“A simple vista, con la mano metida en el bolsillo, parezco normal. Cuando la saco me miran raro”. Así comienza el duro testimonio de Remedios Bengoechea, a la que la talidomida le ha llenado la vida de obstáculos y le ha alejado de muchos de sus sueños.
Si algo cabe destacar de Remedios, es su constante obsesión por ser normal. Más que por serlo, que lo es, por ser reconocida como tal. La culpable es su mano izquierda, o mejor dicho, la ausencia de ella. Remedios nació con este defecto físico, como otros muchos afectados, a consecuencia de la talidomida: un fármaco que, hace algo más de cincuenta años, nadie creyó que pudiera tener algún efecto más allá de aliviar las náuseas de las embarazadas.
“Cuando era pequeña, yo era normal. A veces oía a la gente del pueblo decir: ‘¿Qué tal la mancuca?’. Pero era un comentario igual que como quien dice ‘el feo’, ‘el guapo’. Tampoco le daba importancia. Realmente me di cuenta de que algo pasaba cuando mis padres me llevaron a un colegio de huérfanos, porque en el pueblo no me admitían en el colegio”, nos relata.
“Tenía cinco o seis años y cuando llegué allí, la monja dijo algo que no se me olvidará nunca: ‘Son ustedes unos sinvergüenzas, que quieren deshacerse de su hija. Como es inútil, no quieren ni tenerla’. Yo oí esas palabras y vi a mi madre llorar, y entonces empecé a pensar: ‘No sé qué soy, un monstruo’. Al final por mediación de mi tío conseguimos que me dejaran interna”, nos confiesa. “Al principio me trataban como si fuese retrasada, como si me tuvieran que vestir, que peinar, como si fuera un desecho de la vida. Luego ya cuando me fueron conociendo, me trataban como a las demás”.
A pesar de sus duros comienzos, Remedios perseveró y se decidió a dedicarse a lo que más la gustaba. Entró a trabajar con apenas dieciocho años en el hospital de Valdecilla, como auxiliar de enfermería. Pero su experiencia estuvo lejos de ser un camino de rosas. Tras continuos cambios de sección en el trabajo, intentando destacar en cada nueva tarea que le era encomendada, relata que fue obligada a firmar un papel para volver a rayos, el primer lugar en el que trabajó. Lo que no sabía es que lo que realmente estaba firmando implicaba enterrar su profesión de auxiliar.
Su calvario no había hecho más que empezar.

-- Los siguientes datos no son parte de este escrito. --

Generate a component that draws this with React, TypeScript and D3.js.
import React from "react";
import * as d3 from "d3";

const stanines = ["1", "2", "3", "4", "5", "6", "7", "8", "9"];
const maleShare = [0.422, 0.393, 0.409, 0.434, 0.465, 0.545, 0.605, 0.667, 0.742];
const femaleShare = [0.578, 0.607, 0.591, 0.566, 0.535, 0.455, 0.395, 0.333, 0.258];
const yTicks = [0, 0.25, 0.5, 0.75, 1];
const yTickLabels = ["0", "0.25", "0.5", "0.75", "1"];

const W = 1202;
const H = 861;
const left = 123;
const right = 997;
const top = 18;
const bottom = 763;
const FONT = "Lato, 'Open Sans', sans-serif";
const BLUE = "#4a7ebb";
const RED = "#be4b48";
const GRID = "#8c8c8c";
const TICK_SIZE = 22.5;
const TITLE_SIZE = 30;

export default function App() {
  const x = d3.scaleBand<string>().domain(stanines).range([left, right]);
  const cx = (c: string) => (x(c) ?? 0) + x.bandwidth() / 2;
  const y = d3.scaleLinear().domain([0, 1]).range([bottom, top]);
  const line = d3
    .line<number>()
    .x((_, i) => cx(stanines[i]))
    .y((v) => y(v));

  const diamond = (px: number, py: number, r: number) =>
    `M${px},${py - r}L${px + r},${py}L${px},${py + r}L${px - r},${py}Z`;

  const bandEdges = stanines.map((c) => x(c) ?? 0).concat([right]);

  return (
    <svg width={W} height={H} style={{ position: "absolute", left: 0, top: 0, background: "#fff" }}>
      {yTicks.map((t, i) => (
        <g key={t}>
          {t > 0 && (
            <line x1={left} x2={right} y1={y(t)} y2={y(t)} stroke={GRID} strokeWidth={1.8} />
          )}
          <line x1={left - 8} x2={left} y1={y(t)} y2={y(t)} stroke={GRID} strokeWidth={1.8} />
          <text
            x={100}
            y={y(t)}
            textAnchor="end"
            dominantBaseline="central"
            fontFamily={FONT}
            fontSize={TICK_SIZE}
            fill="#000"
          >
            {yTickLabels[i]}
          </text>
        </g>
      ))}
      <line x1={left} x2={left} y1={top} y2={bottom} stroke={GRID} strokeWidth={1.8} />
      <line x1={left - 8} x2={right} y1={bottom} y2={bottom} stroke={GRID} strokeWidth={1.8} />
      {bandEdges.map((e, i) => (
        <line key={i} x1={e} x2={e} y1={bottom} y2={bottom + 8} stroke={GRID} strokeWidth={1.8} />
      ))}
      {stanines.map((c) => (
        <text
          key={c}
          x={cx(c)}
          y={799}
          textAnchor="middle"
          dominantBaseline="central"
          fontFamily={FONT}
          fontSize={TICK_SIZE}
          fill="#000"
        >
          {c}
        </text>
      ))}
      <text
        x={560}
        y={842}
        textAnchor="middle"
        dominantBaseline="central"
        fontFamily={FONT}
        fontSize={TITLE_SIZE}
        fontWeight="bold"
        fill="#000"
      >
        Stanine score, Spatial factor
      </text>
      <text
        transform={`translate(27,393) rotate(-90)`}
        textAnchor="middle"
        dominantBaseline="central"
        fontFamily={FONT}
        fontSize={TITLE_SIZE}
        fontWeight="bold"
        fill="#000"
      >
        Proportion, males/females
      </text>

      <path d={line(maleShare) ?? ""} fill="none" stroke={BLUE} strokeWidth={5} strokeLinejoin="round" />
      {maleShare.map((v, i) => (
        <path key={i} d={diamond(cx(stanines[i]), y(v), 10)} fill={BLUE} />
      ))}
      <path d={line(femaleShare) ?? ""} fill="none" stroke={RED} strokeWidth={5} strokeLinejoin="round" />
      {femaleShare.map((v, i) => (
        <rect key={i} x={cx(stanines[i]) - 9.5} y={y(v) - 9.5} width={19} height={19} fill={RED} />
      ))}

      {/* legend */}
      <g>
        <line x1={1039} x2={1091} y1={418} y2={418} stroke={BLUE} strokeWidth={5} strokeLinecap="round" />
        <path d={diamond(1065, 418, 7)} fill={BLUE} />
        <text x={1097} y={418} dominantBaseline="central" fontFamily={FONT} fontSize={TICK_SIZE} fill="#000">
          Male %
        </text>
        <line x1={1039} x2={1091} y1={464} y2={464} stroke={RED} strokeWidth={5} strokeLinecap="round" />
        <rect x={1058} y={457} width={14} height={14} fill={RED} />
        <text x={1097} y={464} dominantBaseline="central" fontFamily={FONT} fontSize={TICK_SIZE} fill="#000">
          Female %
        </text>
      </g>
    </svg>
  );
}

Su supervisora, que no tuvo suficiente con haberla engañado, decidió pisotearla: “No sé ni por qué lloras, el que es ciego es ciego, lo único que hay que saber hacer, es reconocer las cosas”. Ante esta situación de injusticia, sus compañeras acudieron a pedir ayuda a un sindicato, por lo que fue readmitida.

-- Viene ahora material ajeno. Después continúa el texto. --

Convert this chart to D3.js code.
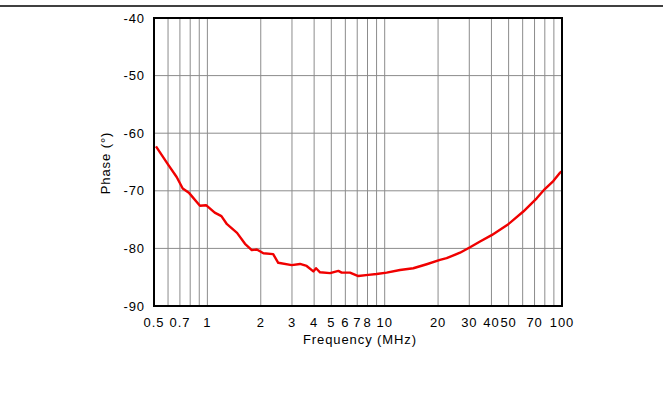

La vida de Remedios seguía, como hasta ahora, haciendo frente a continuos obstáculos, barreras y faltas de educación y solidaridad, hasta que un día descubrió en los medios a AVITE, la Asociación de Víctimas de la Talidomida en España. Gracias a ellos, decidió que lo único que podía hacer era luchar, por la injusticia que la estaba tocando vivir, y la falta de seguimiento del problema en España. Sin embargo, parece que esa lucha que tantos años ha mantenido se ha ido apagando con la sentencia del Tribunal Supremo y la ausencia de reconocimiento público.
Un buen ejemplo de esa pasividad ocurrió, hace un año, nos cuenta. En uno de los actos organizados por la asociación, acudieron a Madrid para protestar por la situación de los enfermos, en una manifestación ante la sede del gobierno. Lejos de recibirles, les dejaron abandonados. Finalmente apareció el ministro de Sanidad, que, en lugar de darles alguna respuesta o apoyo, “se hizo el sueco”. A pesar de todo, Remedios asegura no sentir ningún rencor por los médicos que administraron el fármaco en la época en que su madre estaba embarazada. “¿A quién habrá ido ese dardo envenado?”, se pregunta. “Yo solo siento tristeza por el pobre médico que, sin saberlo, ayudó a la madre y perjudicó al bebé”.
España es uno de los pocos países en los que la talidomida sigue siendo un problema vigente, con más de 400 afectados que no reciben ningún tipo de ayuda. En otros países, como Alemania, ya es un capítulo cerrado. La última sentencia del Tribunal Supremo parece indicar que los enfermos tendrán que mantener una lucha que parece difícil de ganar. “Yo pienso que hay alguien atado de pies y manos, porque en otros países se ha llegado a una solución a este problema, y en España lo único que nos dicen es que ha prescrito”, se lamenta. “Pero ¿cómo puede decirse que ha prescrito, cuando hay gente que ha muerto por el camino? ¿Dónde están nuestras piernas, nuestros brazos?”